Quote:
Originally Posted by MicroRoller
Don't forget that the board members owned about 38% of the company. 17% of the owners owned 38% of the company and had more power and involvement (at least should have) than the other owners. The board only needed to convince an additional 13% of ownership to get a majority. That seems like an uphill battle for the non board owners.
The board may have been more than just ineffective as well. Lederer claims that he and Ferguson found out around April 7th or so that there was a big hole due to phantom deposits but then later indicates that the other shareholders didn't know until after the SHTF on Black Friday. There's one instance of the board keeping something from the other owners so it's not unthinkable that there would be more.
Good work.
The one omission I've seen is the fact that Bitar informed Lederer about the backlog on April 7th, personally, after neglecting to disclose that little factoid during the prior two days of Board meetings. That failure to disclose, at that late a date, should have been grounds for Bitar's immediate dismissal. It cost the BOD two crucial days of action while they were in Dublin. The failure to swiftly act against Bitar is damning of the BOD. It implies Bitar was working with their tacit approval.
What is also missing is the follow up to Howard's Cash on Hand Report (first mentioned in Part 2). Howard stated that this report was assembled monthly. Was it cooked?
Billman has contributed some outstanding observations to this thread, particularly Lederer's silence on the financial meltdown, which occurred on his watch as a Director, and attempts to focus the discussion towards his heroic efforts after he screwed up. Howard the leader of the BOD. Ferguson may have been the chair, but Lederal was the leader. He doesn't get to claim he didn't know. He backed, to the hilt, the guy who wrecked the company. Whether Lederer knew FTP was bleeding cash is irrelevant. He was supposed know. That was his job.
My last observation brings a bit of pop culture into the discussion. As it pertains to Lindgren, Ivy, Dwan. All these obstructors who are being used to distract blame. Their various perceived transgressions were dwarfed by the gaping hole in the balance sheet. A hole that doomed the company. Who has seen Oliver Stone's JFK? Anybody read Jim Garrison's book --
On the Trail of the Assassins -- off of which Stone's movie was partially based? Anybody remember Stone's CIA spook (Donald Sutherland's character), who was helping Kevin Costner (Garrison)? Well, in the book, the Sutherland character was actually a CIA plant whose role was to gather intel on Garrison's investigation and plant disinformation that would lead the investigation astray.
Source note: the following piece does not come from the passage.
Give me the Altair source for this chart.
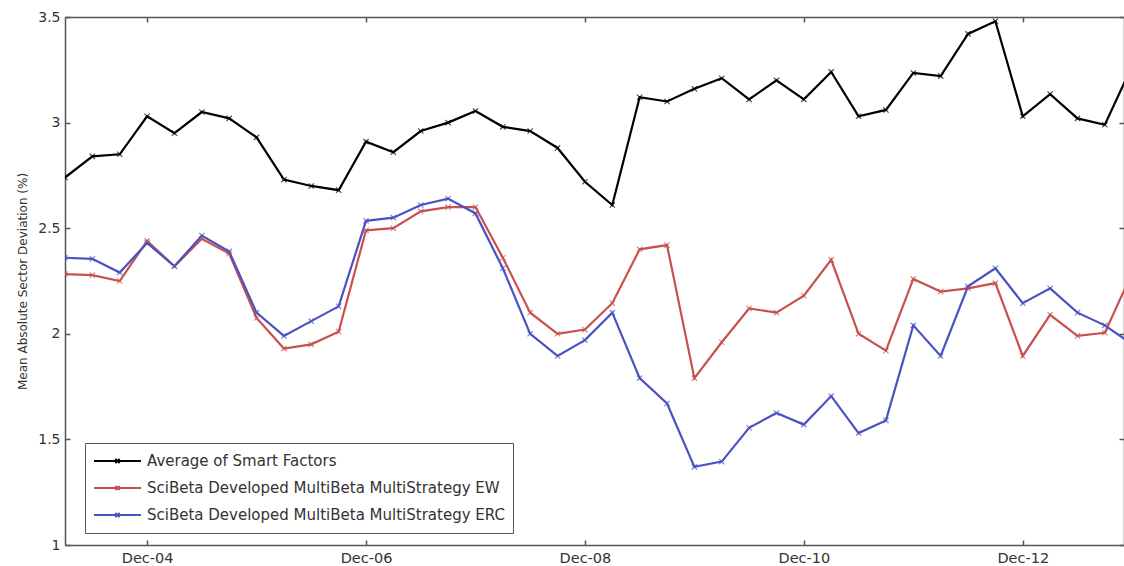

Well, that's what Lederer is trying to do here. He's spreading disinformation (or simply irrelevant information) to spread the blame and take attention away from the 1+ year period leading up to Black Friday rather and, instead, focused it upon the 1+ year following Black Friday. When, really, the only questions are how did ~$300 million of player deposits disappear and why weren't their checks-n-balances in place to ensure transparency?